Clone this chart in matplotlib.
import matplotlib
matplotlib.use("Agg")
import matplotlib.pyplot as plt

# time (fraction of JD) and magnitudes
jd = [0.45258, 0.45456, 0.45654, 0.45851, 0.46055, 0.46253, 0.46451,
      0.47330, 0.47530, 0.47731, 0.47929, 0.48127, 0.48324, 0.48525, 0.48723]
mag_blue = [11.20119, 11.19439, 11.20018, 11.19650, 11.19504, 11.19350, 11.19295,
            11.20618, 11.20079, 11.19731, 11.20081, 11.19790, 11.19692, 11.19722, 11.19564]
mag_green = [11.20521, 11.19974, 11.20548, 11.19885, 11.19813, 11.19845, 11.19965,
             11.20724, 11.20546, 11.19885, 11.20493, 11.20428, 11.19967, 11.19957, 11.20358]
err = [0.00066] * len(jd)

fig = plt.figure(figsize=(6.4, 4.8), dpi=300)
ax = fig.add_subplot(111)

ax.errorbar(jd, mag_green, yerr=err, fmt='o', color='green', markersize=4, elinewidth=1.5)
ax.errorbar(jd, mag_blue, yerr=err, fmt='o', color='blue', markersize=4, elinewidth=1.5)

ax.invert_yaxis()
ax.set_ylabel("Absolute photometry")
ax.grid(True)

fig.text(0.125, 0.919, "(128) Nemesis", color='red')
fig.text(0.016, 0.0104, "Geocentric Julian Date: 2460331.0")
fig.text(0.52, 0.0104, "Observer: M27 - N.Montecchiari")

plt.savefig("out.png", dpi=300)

==

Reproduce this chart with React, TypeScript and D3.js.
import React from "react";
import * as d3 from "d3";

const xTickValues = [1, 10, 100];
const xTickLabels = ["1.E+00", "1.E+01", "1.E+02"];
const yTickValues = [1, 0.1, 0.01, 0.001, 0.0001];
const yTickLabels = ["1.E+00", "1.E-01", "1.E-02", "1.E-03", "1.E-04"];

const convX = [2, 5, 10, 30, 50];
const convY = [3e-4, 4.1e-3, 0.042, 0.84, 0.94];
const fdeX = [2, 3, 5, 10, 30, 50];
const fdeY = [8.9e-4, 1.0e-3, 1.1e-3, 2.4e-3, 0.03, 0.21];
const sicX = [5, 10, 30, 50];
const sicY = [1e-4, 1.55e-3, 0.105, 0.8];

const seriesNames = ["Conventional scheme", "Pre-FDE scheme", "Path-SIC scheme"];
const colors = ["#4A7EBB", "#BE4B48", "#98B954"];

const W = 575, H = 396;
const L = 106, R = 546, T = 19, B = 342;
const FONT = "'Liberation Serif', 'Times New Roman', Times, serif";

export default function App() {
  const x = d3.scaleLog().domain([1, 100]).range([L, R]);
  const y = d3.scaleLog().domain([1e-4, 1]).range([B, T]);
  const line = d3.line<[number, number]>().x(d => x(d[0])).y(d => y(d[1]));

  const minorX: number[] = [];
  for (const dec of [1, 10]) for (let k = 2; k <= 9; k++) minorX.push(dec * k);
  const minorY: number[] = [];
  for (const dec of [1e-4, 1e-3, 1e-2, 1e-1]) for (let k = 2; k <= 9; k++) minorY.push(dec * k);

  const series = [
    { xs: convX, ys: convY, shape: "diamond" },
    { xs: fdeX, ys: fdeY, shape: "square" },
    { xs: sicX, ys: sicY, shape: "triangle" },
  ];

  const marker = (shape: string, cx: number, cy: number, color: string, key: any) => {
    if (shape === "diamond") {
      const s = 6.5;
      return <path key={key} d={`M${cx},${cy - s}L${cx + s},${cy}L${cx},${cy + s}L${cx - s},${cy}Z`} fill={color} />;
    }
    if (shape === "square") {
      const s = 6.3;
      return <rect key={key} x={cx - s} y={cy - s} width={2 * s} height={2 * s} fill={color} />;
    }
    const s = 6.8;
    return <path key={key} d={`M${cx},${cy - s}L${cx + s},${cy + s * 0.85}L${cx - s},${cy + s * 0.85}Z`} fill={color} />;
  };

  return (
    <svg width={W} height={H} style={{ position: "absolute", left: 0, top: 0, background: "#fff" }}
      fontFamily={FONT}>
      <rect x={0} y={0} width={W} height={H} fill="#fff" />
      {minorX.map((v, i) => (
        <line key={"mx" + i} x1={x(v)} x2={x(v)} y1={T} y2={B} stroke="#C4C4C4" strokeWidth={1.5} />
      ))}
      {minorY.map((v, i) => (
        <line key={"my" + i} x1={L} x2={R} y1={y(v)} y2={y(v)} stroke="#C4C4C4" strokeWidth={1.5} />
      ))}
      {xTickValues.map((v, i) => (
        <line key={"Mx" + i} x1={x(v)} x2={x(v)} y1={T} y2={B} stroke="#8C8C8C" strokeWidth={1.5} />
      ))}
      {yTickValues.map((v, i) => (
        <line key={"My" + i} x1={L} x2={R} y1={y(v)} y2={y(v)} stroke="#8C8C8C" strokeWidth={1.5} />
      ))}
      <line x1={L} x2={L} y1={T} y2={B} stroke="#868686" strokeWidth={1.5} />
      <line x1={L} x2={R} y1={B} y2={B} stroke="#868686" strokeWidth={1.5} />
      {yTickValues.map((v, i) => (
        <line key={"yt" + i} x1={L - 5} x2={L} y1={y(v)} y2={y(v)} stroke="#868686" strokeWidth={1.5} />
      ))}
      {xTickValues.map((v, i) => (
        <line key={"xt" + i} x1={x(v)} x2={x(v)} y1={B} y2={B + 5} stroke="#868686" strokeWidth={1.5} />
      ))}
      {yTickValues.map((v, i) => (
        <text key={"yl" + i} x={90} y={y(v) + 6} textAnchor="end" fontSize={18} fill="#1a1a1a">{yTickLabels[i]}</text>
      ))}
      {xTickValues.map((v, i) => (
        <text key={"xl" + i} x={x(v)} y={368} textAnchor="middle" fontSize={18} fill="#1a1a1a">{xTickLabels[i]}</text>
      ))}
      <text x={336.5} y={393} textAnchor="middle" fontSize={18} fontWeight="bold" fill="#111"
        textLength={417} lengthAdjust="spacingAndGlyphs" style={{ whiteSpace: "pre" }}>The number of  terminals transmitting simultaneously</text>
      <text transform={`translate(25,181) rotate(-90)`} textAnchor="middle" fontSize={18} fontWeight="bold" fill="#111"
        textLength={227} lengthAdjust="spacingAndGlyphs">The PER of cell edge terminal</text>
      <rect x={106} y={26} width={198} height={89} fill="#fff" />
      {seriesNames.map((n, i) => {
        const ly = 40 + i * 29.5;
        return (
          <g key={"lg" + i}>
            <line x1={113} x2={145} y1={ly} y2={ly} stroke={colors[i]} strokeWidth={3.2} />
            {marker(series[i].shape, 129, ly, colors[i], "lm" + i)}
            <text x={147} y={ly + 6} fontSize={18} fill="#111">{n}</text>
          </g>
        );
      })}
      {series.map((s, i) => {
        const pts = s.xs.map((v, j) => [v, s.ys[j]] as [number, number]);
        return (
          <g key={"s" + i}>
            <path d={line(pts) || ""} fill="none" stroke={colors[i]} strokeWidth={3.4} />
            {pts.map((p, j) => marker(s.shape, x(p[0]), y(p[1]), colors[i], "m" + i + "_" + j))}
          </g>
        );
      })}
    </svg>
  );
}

OBJECTIVE: Exactly and only the lines from the line that contains "Reproduce this chart" through the line that contains "for (const dec of [1e-4, 1e-3, 1e-2, 1e-1])" are to be repeated as they stand.

FULL RESPONSE:
Reproduce this chart with React, TypeScript and D3.js.
import React from "react";
import * as d3 from "d3";

const xTickValues = [1, 10, 100];
const xTickLabels = ["1.E+00", "1.E+01", "1.E+02"];
const yTickValues = [1, 0.1, 0.01, 0.001, 0.0001];
const yTickLabels = ["1.E+00", "1.E-01", "1.E-02", "1.E-03", "1.E-04"];

const convX = [2, 5, 10, 30, 50];
const convY = [3e-4, 4.1e-3, 0.042, 0.84, 0.94];
const fdeX = [2, 3, 5, 10, 30, 50];
const fdeY = [8.9e-4, 1.0e-3, 1.1e-3, 2.4e-3, 0.03, 0.21];
const sicX = [5, 10, 30, 50];
const sicY = [1e-4, 1.55e-3, 0.105, 0.8];

const seriesNames = ["Conventional scheme", "Pre-FDE scheme", "Path-SIC scheme"];
const colors = ["#4A7EBB", "#BE4B48", "#98B954"];

const W = 575, H = 396;
const L = 106, R = 546, T = 19, B = 342;
const FONT = "'Liberation Serif', 'Times New Roman', Times, serif";

export default function App() {
  const x = d3.scaleLog().domain([1, 100]).range([L, R]);
  const y = d3.scaleLog().domain([1e-4, 1]).range([B, T]);
  const line = d3.line<[number, number]>().x(d => x(d[0])).y(d => y(d[1]));

  const minorX: number[] = [];
  for (const dec of [1, 10]) for (let k = 2; k <= 9; k++) minorX.push(dec * k);
  const minorY: number[] = [];
  for (const dec of [1e-4, 1e-3, 1e-2, 1e-1]) for (let k = 2; k <= 9; k++) minorY.push(dec * k);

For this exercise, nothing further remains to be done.